The Andrea Bargnani trade: How does it affect the Knicks' front court rotation?

USA TODAY Sports

The Knicks still have a giant hole in their front court...only now it's shaped like a boot!

I know what you're thinking, P&T'ers - as soon as news of the Andrea Bargnani trade hit, you found yourselves wondering, "This trade is interesting, but how can it be connected to Jorts?" Well don't worry - here at Posting and Toasting, every Knicks transaction will be viewed through that prism of cut-off denim, from now until the end of time.

Yes, it is true that Bargnani's shooting numbers have declined rather steadily over the past four seasons. The good news, however, is that his most efficient season came as recently as 2011-12, albeit in a mere 31 games.

And what does Bargnani's most efficient season look like? It looks a little something like this, HIT IT!

Rk Player Season G MP PER TS% eFG% ORB% DRB% TRB% BLK% TOV% USG% OWS DWS WS WS/48
1 Andrea Bargnani 2011-12 31 1032 17.9 .538 .467 2.8 16.6 9.8 1.2 11.0 28.7 1.3 0.9 2.2 .104
2 Josh Harrellson 2011-12 37 540 13.7 .505 .490 10.0 21.0 15.4 3.0 11.1 15.0 0.4 1.0 1.4 .127
Provided by Basketball-Reference.com: View Original Table
Generated 7/1/2013.

There's that man again. Jorts managed a superior eFG% thanks to a three-point shooting percentage 40 points higher than the "stretch four" Bargnani (.339 to .296). And yes, a 2.8 offensive rebounding percentage is almost unfathomably bad. Bargnani did improve to 3.0 ORB% this past season; but keep in mind, the man he will likely replace in the Knicks' new "big" starting lineup, Pablo Prigioni, had a 3.7 ORB% last season. Huzzah for bigness!

So how will the Bargnani trade affect the Knicks' returning bigs, Tyson Chandler and Amar'e Stoudemire? The past two seasons have shown that, though they are immensely talented individuals, they don't exactly complement one another. Going into this off season I believed the Knicks needed to acquire a big who could provide STAT with a much-needed defensive caddy, stretch the floor to allow STAT to work down low and stay out of the trainer's room. In Bargnani, the Knicks have acquired a big who can do approximately 71% of one of those three things - he hasn't played a full season since 2009-10, hasn't been an above-average three-point shooter since 2010-11, and hasn't played defense in forever.
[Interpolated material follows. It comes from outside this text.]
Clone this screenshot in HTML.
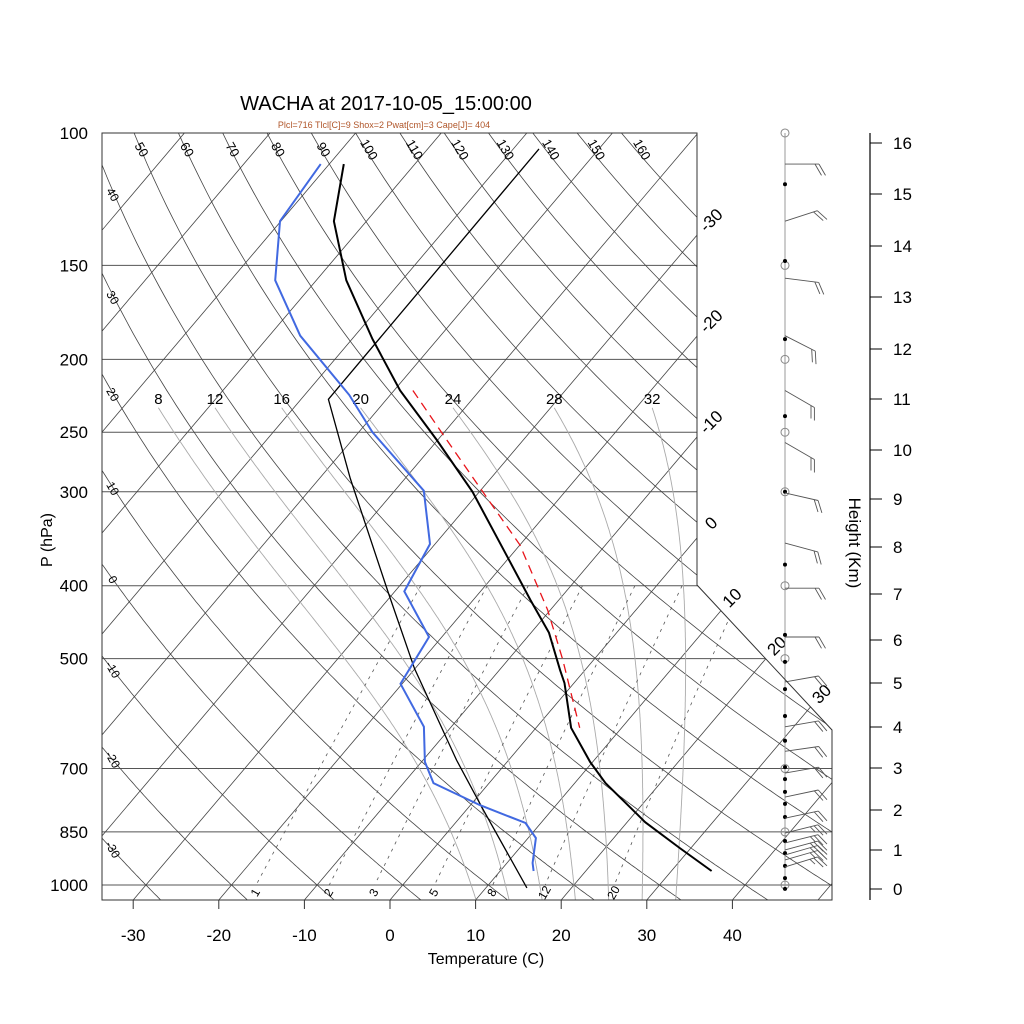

And therein lies the rub: by acquiring a big of Bargnani's, uh, unique skill set, the Knicks have still left themselves short at the center position. Amar'e proved last year that he would not work as Chandler's backup with the Knicks' smaller lineup, and Bargnani is even worse defensively. is it possible that the Knicks plan to play Bargnani and STAT together? That would set defensive basketball back 200 years...and yes, I know how old basketball is. Eddy Curry will be watching Knicks games from his patented Polly-O String Cheese hammock and thinking to himself, "Damn, these guys need to play some D." A Bargnani-Stoudemire front court is, quite simply, untenable.

In fact, it helps to think of Bargnani simply as a replacement for the dude he, in fact, replaced - Steve Novak. I believe fans were just a wee bit harsh on the Money Badger's contributions last season - limited players who play within their limits are often sacrificed on the altar of "upside" - but the man did play over 20 minutes per game last season over 81 games. The simple truth is that he's played 600 more minutes for the Knicks over the past few years than Bargnani has played for the Raptors in that same time. And his contributions went further than merely staying on the floor - the Knicks offense added 1.6 points per 100 possessions when Novak was on the floor.

Simply sticking Bargnani in the Novak (and/or) Chris Copeland role is probably the Knicks best option, since it allows Carmelo Anthony to continue playing at the four. My research tells me the Knicks done won a whole heap of games with him in that role. With Bargnani in the Novak role (I refuse to call him a Power Novak, because the guy doesn't even try to rebound or play D), his sole responsibility would be to space the floor. Sadly, according to this Chris Herring article, Bargnani isn't even good in that role.

No matter what the Knicks do with Bargnani, it's clear that they still need to solve their biggest front court weakness - a lack of defense and shot-blocking. The recent Elton Brand rumors prove (hopefully) that the front office understands their work on the big man front is far from finished. I hope you're not planning on taking a vacation anytime soon, Glen Grunwald. The Knicks need another big - an actual big, this time - and time's a-wasting.